A Security Association applies to a single protocol (AH or ESP) and to a single direction of traffic flow; therefore, to secure typical, bi-directional communication between two IPsec-enabled systems, a pair of SAs (one in each direction) is required. IKE explicitly creates SA pairs in recognition of this common usage requirement [RFC4301].

SAs are collected in a Security Association Database (SAD), where they are uniquely identified by the combination of protocol (AH or ESP), destination address and an arbitrary 32-bit value called the Security Parameter Index (SPI). The SPI has the specific task of helping the receiver to identify the SA under which an incoming packet should be processed.

But how does IPsec decide which datagrams to send through the VPN and which not? For instance, in a typical site-to-site VPN scenario, the IPsec gateway will usually tunnel and/or protect only traffic between the remote LANs, leaving all other traffic unaffected. Well, IPsec makes such decisions based on policies, i.e. user-defined rules stating which packets should be protected using IPsec security services, which should be allowed to bypass IPsec protection and which should be discarded. IPsec policies are applied based on some specific fields in the datagram headers, called selectors, which include: source and destination addresses, Next Layer Protocol, source and destination ports (if used by the next layer protocol).

As with Security Associations, IPsec policies are held in a database, called the Security Policy Database (SPD), which must be consulted during the processing of all traffic (inbound and outbound), including traffic not protected by IPsec, that traverses the IPsec boundary.

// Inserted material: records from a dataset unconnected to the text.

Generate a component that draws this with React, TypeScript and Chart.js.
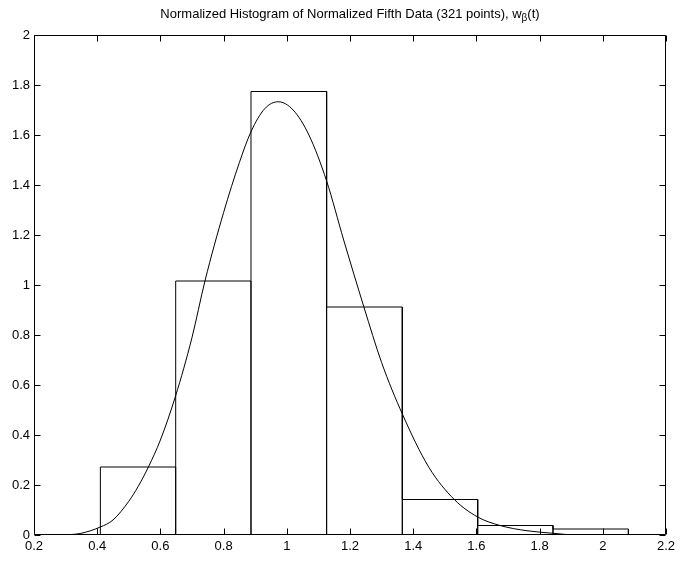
import React, { useEffect, useRef } from "react";
import { Chart, registerables } from "chart.js";

Chart.register(...registerables);

// Histogram bins (edges) and normalized heights
const binEdges = [0.41, 0.6484, 0.8867, 1.126, 1.3655, 1.6041, 1.8424, 2.081];
const binHeights = [0.272, 1.016, 1.774, 0.912, 0.142, 0.038, 0.024];

// Fitted density curve w_beta(t)
const curveX = [
  0.29, 0.346, 0.41, 0.45, 0.5, 0.53, 0.562, 0.6, 0.648, 0.7, 0.741, 0.8, 0.85,
  0.887, 0.93, 0.973, 1.02, 1.07, 1.126, 1.18, 1.244, 1.3, 1.366, 1.45, 1.53,
  1.604, 1.675, 1.76, 1.842, 1.9,
];
const curveY = [
  0, 0.006, 0.032, 0.06, 0.135, 0.195, 0.272, 0.38, 0.556, 0.79, 1.016, 1.29, 1.49,
  1.614, 1.705, 1.733, 1.7, 1.6, 1.416, 1.18, 0.912, 0.69, 0.483, 0.27, 0.142,
  0.072, 0.038, 0.017, 0.007, 0,
];

const xTicks = [0.2, 0.4, 0.6, 0.8, 1, 1.2, 1.4, 1.6, 1.8, 2, 2.2];
const yTicks = [0, 0.2, 0.4, 0.6, 0.8, 1, 1.2, 1.4, 1.6, 1.8, 2];

const titleMain = "Normalized Histogram of Normalized Fifth Data (321 points), w";
const titleSub = "\u03B2";
const titleTail = "(t)";

const FONT = "'Liberation Sans', Arial, Helvetica, sans-serif";
const TICK_LEN = 6;

const fmt = (v: number) => {
  const r = Math.round(v * 10) / 10;
  return String(r);
};

const boxPlugin = {
  id: "matlabBox",
  afterDraw(chart: any) {
    const { ctx, chartArea } = chart;
    const { left, right, top, bottom } = chartArea;
    const xs = chart.scales.x;
    const ys = chart.scales.y;
    ctx.save();
    ctx.strokeStyle = "#000";
    ctx.lineWidth = 1;
    const L = Math.round(left) + 0.5;
    const R = Math.round(right) - 0.5;
    const T = Math.round(top) + 0.5;
    const B = Math.round(bottom) - 0.5;
    ctx.beginPath();
    ctx.rect(L, T, R - L, B - T);
    ctx.stroke();
    ctx.beginPath();
    xTicks.forEach((v) => {
      const px = Math.round(xs.getPixelForValue(v)) + 0.5;
      ctx.moveTo(px, B);
      ctx.lineTo(px, B - TICK_LEN);
      ctx.moveTo(px, T);
      ctx.lineTo(px, T + TICK_LEN);
    });
    yTicks.forEach((v) => {
      const py = Math.round(ys.getPixelForValue(v)) + 0.5;
      ctx.moveTo(L, py);
      ctx.lineTo(L + TICK_LEN, py);
      ctx.moveTo(R, py);
      ctx.lineTo(R - TICK_LEN, py);
    });
    ctx.stroke();

    // Title with subscript
    const mainFont = `13px ${FONT}`;
    const subFont = `10px ${FONT}`;
    ctx.fillStyle = "#000";
    ctx.textBaseline = "alphabetic";
    ctx.textAlign = "left";
    ctx.font = mainFont;
    const w1 = ctx.measureText(titleMain).width;
    const w3 = ctx.measureText(titleTail).width;
    ctx.font = subFont;
    const w2 = ctx.measureText(titleSub).width;
    const total = w1 + w2 + w3;
    const cx = (left + right) / 2;
    let x = cx - total / 2;
    const baseY = 18;
    ctx.font = mainFont;
    ctx.fillText(titleMain, x, baseY);
    x += w1;
    ctx.font = subFont;
    ctx.fillText(titleSub, x, baseY + 3);
    x += w2;
    ctx.font = mainFont;
    ctx.fillText(titleTail, x, baseY);
    ctx.restore();
  },
};

export default function App() {
  const canvasRef = useRef<HTMLCanvasElement | null>(null);

  useEffect(() => {
    const canvas = canvasRef.current;
    if (!canvas) return;

    const histPoints: { x: number; y: number }[] = [];
    for (let i = 0; i < binHeights.length; i++) {
      histPoints.push({ x: binEdges[i], y: 0 });
      histPoints.push({ x: binEdges[i], y: binHeights[i] });
      histPoints.push({ x: binEdges[i + 1], y: binHeights[i] });
      histPoints.push({ x: binEdges[i + 1], y: 0 });
    }
    const curvePoints = curveX.map((x, i) => ({ x, y: curveY[i] }));

    const chart = new Chart(canvas, {
      type: "line",
      data: {
        datasets: [
          {
            label: "histogram",
            data: histPoints,
            borderColor: "#000",
            borderWidth: 1,
            pointRadius: 0,
            tension: 0,
            fill: false,
          },
          {
            label: "w_beta(t)",
            data: curvePoints,
            borderColor: "#000",
            borderWidth: 1,
            pointRadius: 0,
            cubicInterpolationMode: "monotone",
            fill: false,
          },
        ],
      },
      options: {
        animation: false,
        responsive: false,
        maintainAspectRatio: false,
        devicePixelRatio: 1,
        layout: { padding: { top: 35, right: 14, left: 0, bottom: 0 } },
        plugins: {
          legend: { display: false },
          tooltip: { enabled: false },
          title: { display: false },
        },
        scales: {
          x: {
            type: "linear",
            min: 0.2,
            max: 2.2,
            afterBuildTicks: (scale: any) => {
              scale.ticks = xTicks.map((v) => ({ value: v }));
            },
            afterFit: (scale: any) => {
              scale.height = 28;
            },
            grid: { display: false, drawTicks: false },
            border: { display: false },
            ticks: {
              autoSkip: false,
              maxRotation: 0,
              padding: 4,
              color: "#000",
              font: { family: FONT, size: 13 },
              callback: (v: any) => fmt(Number(v)),
            },
          },
          y: {
            type: "linear",
            min: 0,
            max: 2,
            afterBuildTicks: (scale: any) => {
              scale.ticks = yTicks.map((v) => ({ value: v }));
            },
            afterFit: (scale: any) => {
              scale.width = 34;
            },
            grid: { display: false, drawTicks: false },
            border: { display: false },
            ticks: {
              autoSkip: false,
              padding: 4,
              color: "#000",
              font: { family: FONT, size: 13 },
              callback: (v: any) => fmt(Number(v)),
            },
          },
        },
      },
      plugins: [boxPlugin],
    });

    return () => chart.destroy();
  }, []);

  return (
    <div
      style={{
        position: "absolute",
        left: 0,
        top: 0,
        width: 680,
        height: 563,
        background: "#fff",
      }}
    >
      <canvas ref={canvasRef} width={680} height={563} style={{ width: 680, height: 563 }} />
    </div>
  );
}
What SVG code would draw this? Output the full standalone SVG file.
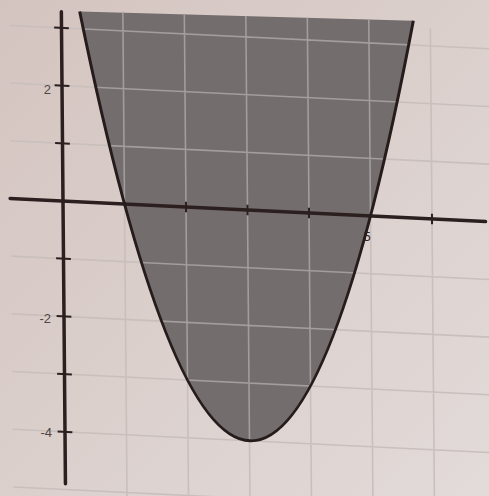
<svg xmlns="http://www.w3.org/2000/svg" width="489" height="496" viewBox="0 0 489 496">
<defs>
<linearGradient id="paper" x1="0" y1="0" x2="1" y2="1">
<stop offset="0" stop-color="#d4c4bf"/>
<stop offset="1" stop-color="#e2dbd9"/>
</linearGradient>
<clipPath id="regionClip" clipPathUnits="userSpaceOnUse">
<path transform="matrix(61.5,3,-0.5,-57.7,63,201)" d="M0.298 3.3 Q3.011 -11.361 5.724 3.42 Z"/>
</clipPath>
</defs>
<style>
.grid{fill:none;stroke:#c9bfbc;stroke-width:1.6;vector-effect:non-scaling-stroke}
.gridin{fill:none;stroke:#a39d9d;stroke-width:1.6;vector-effect:non-scaling-stroke}
.region{fill:#736d6d;stroke:none}
.axis{fill:none;stroke:#2b1f1f;stroke-width:3.5;stroke-linecap:round;vector-effect:non-scaling-stroke}
.tick{fill:none;stroke:#2b1f1f;stroke-width:2;vector-effect:non-scaling-stroke}
.curve{fill:none;stroke:#261c1c;stroke-width:3;vector-effect:non-scaling-stroke}
.lbl{font-family:"Liberation Sans",Arial,sans-serif;font-size:13px;fill:#4f4545}
</style>
<rect id="background" x="0" y="0" width="489" height="496" fill="url(#paper)"/>
<g id="plot" transform="matrix(61.5,3,-0.5,-57.7,63,201)">
<path id="grid" class="grid" d="M-0.85 3H7.2M-0.85 2H7.2M-0.85 1H7.2M-0.85 -1H7.2M-0.85 -2H7.2M-0.85 -3H7.2M-0.85 -4H7.2M-0.85 -5H7.2M1 3.35V-5.5M2 3.35V-5.5M3 3.35V-5.5M4 3.35V-5.5M5 3.35V-5.5M6 3.3V-5.5"/>
<path id="region" class="region" d="M0.298 3.3 Q3.011 -11.361 5.724 3.42 Z"/>
</g>
<g id="grid-inside" clip-path="url(#regionClip)">
<path class="gridin" transform="matrix(61.5,3,-0.5,-57.7,63,201)" d="M-0.85 3H7.2M-0.85 2H7.2M-0.85 1H7.2M-0.85 -1H7.2M-0.85 -2H7.2M-0.85 -3H7.2M-0.85 -4H7.2M1 3.5V-5.5M2 3.5V-5.5M3 3.5V-5.5M4 3.5V-5.5M5 3.5V-5.5"/>
</g>
<g id="axes" transform="matrix(61.5,3,-0.5,-57.7,63,201)">
<path id="x-axis" class="axis" d="M-0.86 0H6.87"/>
<path id="y-axis" class="axis" d="M0 3.28V-4.9"/>
<path id="ticks" class="tick" d="M-0.12 3H0.12M-0.12 2H0.12M-0.12 1H0.12M-0.12 -1H0.12M-0.12 -2H0.12M-0.12 -3H0.12M-0.12 -4H0.12M2 0.09V-0.09M3 0.09V-0.09M4 0.09V-0.09M6 0.09V-0.09"/>
</g>
<g id="parabola" transform="matrix(61.5,3,-0.5,-57.7,63,201)">
<path class="curve" d="M0.298 3.3 Q3.011 -11.361 5.724 3.42"/>
</g>
<g id="labels">
<text class="lbl" x="51" y="94" text-anchor="end">2</text>
<text class="lbl" x="51" y="323" text-anchor="end">-2</text>
<text class="lbl" x="52" y="437" text-anchor="end">-4</text>
<text class="lbl" x="367" y="241" text-anchor="middle" style="fill:#2b1f1f">5</text>
</g>
</svg>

2.3 The life of an IPsec packet

To recap, let's have a look at what the (brief) life of an IPsec packet looks like; we will consider the most common case: an ESP tunnel-mode VPN between two remote networks (see picture above). The story begins when the first gateway (GW1) receives an outbound packet from a host (Host1) within its internal network and destined for a host (Host2) on the remote network:

the gateway first compares the datagram's selector fields against the SPD to find the first matching policy;
the policy may specify one of three possible processing choices:
- DISCARD, the packet is not allowed to traverse the IPsec boundary and is dropped;
- BYPASS, the packet is allowed to cross the IPsec boundary without IPsec protection and will be routed normally;
- PROTECT, the packet must be afforded IPsec protection and the policy will point to zero or more SAs in the SAD;
in the present case, the gateway has a policy specifying that the datagram must be encapsulated with tunnel-mode ESP and sent to GW2;
if no SA exists for this policy, IKE will be invoked to negotiate the SAs with the appropriate peer;
the first matching SA(s) will be applied, providing the requested security services to the datagram;
the IP datagram will be encapsulated in ESP and the outer IP header will have the addresses of GW1 and GW2 as source and destination addresses respectively;

After a brief walk around the Internet, the encapsulated packet hits the second gateway (GW2):

the datagram is checked to see whether it contains an IPsec header; if not, the datagram is forwarded normally;
using the destination address, the SPI and the type of IPsec header of the incoming datagram, the gateway determines which SA to use; if no matching SA is found, the packet is dropped;
if antireplay is activated, the sequence number is checked for validity;
the packet is decrypted and/or authenticated as specified by the SA;
the gateway locates the SPD entry that applies to the datagram based on its selectors and verifies that the SA(s) applied in the previous steps match with SA(s) specified by the policy;
the packet is decapsulated and forwarded to next hop or to the appropriate transport protocol.